No era mala idea la de lanzarse por un barranco como en aquella película.

En cuanto sacó el coche del garaje, uno aparcado en las inmediaciones, comenzó a seguirlo por toda la ciudad y continuó haciéndolo cuando el hombre se desvió hacia una carretera secundaria. Fue ahí cuando tuvo la certeza de que lo seguían. Quien lo siguiera (seguramente “ella”) pareció darse cuenta de que había sido descubierta porque fue acortando la distancia hasta quedar prácticamente pegado a la parte de atrás de su coche. Ahí comenzó la persecución. La carretera era muy estrecha, apenas cabían dos coches en ambos sentidos. No sabía muy bien a dónde iba a dar. Se había metido por allí en un intento de despistar a su perseguidora cuando todavía no tenía la certeza de que lo estuviera siguiendo. Pero ahora lo tenía claro. Iba a por él. No era esa la forma que tenía en mente de morir. Él tenía el poder de elegir cómo hacerlo. Y no iba a ser como aquella loca le impusiera.
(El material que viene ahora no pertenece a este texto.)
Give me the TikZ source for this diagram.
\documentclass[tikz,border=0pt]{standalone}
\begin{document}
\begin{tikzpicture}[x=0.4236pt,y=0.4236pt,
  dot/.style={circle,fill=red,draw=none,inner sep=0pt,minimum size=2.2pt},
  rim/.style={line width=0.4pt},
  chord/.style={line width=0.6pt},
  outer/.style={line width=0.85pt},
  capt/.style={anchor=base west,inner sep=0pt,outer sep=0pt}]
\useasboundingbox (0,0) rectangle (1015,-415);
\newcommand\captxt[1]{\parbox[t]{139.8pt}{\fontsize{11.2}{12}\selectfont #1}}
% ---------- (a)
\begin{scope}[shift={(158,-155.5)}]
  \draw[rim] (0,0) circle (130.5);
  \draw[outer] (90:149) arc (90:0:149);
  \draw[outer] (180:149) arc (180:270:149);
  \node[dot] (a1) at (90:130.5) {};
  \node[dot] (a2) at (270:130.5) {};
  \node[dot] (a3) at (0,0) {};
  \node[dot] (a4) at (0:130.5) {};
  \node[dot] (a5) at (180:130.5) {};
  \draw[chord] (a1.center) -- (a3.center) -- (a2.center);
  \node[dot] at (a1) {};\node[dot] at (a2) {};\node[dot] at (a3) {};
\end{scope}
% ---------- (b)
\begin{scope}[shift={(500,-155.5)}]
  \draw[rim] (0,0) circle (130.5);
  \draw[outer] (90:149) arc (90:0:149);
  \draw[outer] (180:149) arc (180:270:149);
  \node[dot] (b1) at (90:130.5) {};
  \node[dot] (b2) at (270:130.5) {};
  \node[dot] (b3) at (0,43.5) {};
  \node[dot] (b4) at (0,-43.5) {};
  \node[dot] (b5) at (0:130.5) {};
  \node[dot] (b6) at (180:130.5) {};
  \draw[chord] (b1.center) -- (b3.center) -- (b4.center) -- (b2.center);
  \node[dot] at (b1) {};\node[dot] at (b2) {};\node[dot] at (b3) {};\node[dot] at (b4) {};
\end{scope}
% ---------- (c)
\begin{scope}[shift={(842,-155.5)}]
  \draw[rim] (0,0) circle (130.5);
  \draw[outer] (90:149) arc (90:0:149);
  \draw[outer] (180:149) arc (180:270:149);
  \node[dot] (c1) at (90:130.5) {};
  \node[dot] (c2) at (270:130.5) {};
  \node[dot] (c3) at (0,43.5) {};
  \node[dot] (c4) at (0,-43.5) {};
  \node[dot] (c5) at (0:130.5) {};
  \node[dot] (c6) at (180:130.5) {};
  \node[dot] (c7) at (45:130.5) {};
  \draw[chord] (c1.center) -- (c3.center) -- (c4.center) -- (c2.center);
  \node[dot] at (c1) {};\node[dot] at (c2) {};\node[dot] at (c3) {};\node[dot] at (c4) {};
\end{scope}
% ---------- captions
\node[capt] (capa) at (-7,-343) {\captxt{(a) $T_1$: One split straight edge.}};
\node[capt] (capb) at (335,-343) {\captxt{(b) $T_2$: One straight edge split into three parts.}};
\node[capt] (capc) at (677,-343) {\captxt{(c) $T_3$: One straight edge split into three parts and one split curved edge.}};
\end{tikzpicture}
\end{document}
Intentaba arrinconarlo hacia la cuneta, mientras tocaba el claxon y hacía señales con las luces. Quería sacarlo de la carretera. Estuvieron así un par de kilómetros. Vio un desvío. Lo tomó. Pero….

Un perro se cruzó en su camino. Dio un volantazo para no atropellarlo. Perdió el control del coche que salió volando, literalmente, unos metros y terminó impactando contra unos nichos de un viejo cementerio. A su lado se paró el coche que lo perseguía. Una persona bajó de él. Milagrosamente, no había perdido el conocimiento, reconoció la cara de aquel hombre, era su médico. Con su ayuda salió del vehículo.  Otra vez la muerte había pasado de largo. O no.

Mientras esperaban la llegada de la ambulancia, el médico le explicó que llevaba días llamándolo. Tenía algo que decirle. No se estaba muriendo. Se habían equivocado de expediente. Estaba sano, muy sano.

Una ira y una furia desmesuradas embargaron el cuerpo de aquel hombre. No daba crédito a lo que estaba escuchando. Haciendo acopio de todas las fuerzas que pudo reunir, se levantó del suelo, se abalanzó sobre el galeno y le apretó el cuello hasta que dejó de respirar. Debido al esfuerzo que hizo para acabar con la vida del médico se desmayó. La muerte soltó una carcajada. Hay una hora para morir. Y la de él todavía no había llegado.